Collected material:

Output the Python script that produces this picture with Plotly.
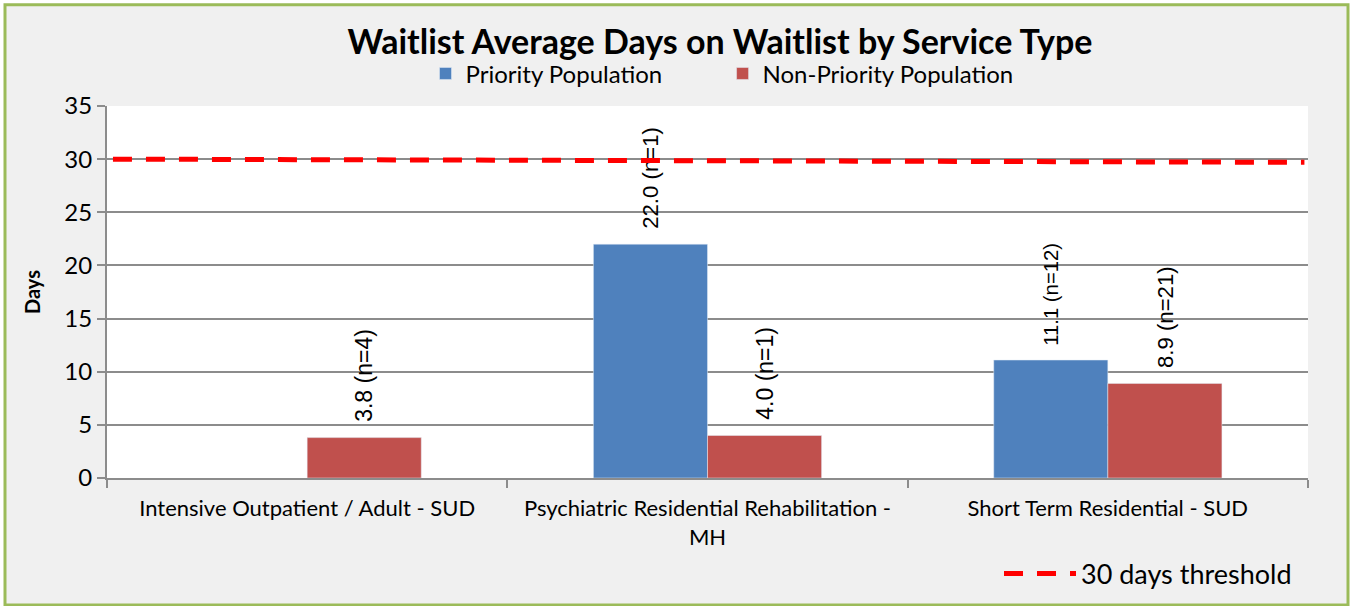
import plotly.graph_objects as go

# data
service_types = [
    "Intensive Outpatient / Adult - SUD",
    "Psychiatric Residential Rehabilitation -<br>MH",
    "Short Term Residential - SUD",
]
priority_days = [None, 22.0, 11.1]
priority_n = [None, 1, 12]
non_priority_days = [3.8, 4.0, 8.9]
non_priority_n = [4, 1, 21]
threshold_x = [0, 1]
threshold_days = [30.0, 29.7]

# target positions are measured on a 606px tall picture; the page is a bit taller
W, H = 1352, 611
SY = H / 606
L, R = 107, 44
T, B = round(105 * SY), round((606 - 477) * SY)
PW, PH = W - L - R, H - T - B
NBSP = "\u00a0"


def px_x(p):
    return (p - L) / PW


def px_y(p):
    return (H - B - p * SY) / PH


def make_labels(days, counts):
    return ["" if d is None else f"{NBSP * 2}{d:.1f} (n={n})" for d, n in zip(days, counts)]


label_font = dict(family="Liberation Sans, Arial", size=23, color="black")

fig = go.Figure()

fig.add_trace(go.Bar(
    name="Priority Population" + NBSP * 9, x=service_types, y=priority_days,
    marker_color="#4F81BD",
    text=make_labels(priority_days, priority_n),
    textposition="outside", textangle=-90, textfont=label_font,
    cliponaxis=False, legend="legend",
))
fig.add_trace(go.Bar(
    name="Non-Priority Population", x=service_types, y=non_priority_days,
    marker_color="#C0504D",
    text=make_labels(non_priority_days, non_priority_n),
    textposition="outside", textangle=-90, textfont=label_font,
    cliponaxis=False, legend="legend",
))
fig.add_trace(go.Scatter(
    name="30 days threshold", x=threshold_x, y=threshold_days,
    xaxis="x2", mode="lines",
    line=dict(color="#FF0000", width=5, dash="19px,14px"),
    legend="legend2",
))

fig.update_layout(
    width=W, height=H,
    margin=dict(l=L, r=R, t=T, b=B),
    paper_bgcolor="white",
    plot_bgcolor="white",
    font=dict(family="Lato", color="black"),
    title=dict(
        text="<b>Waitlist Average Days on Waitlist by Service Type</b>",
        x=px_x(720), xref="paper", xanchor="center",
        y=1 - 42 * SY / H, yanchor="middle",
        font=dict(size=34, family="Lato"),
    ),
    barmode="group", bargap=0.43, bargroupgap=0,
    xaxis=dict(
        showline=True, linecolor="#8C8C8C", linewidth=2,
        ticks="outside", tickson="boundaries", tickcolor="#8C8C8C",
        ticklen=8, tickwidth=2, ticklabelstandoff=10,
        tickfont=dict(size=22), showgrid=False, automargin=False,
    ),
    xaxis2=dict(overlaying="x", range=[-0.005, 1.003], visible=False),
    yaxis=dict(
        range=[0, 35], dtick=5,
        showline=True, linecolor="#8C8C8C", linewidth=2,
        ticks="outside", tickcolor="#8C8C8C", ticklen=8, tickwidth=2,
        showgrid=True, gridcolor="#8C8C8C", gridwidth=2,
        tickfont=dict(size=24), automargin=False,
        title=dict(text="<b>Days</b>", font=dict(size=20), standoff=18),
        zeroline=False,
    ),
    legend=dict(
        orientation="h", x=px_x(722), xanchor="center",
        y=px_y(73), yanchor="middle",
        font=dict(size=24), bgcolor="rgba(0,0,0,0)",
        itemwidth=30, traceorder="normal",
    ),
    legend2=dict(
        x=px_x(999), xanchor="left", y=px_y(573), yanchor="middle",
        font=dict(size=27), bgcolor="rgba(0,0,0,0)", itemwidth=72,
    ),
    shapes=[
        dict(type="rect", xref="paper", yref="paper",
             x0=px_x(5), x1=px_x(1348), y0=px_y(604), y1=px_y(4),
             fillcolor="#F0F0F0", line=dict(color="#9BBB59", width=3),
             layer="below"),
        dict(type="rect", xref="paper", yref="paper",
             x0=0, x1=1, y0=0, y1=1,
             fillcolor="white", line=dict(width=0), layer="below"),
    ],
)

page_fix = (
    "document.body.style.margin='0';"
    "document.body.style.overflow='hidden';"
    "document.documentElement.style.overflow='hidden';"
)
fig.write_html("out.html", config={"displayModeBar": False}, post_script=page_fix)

Exercise goal: Skip every picture and return the lines above from the top through the one that contains "import plotly.graph_objects as go".

Output:
Output the Python script that produces this picture with Plotly.
import plotly.graph_objects as go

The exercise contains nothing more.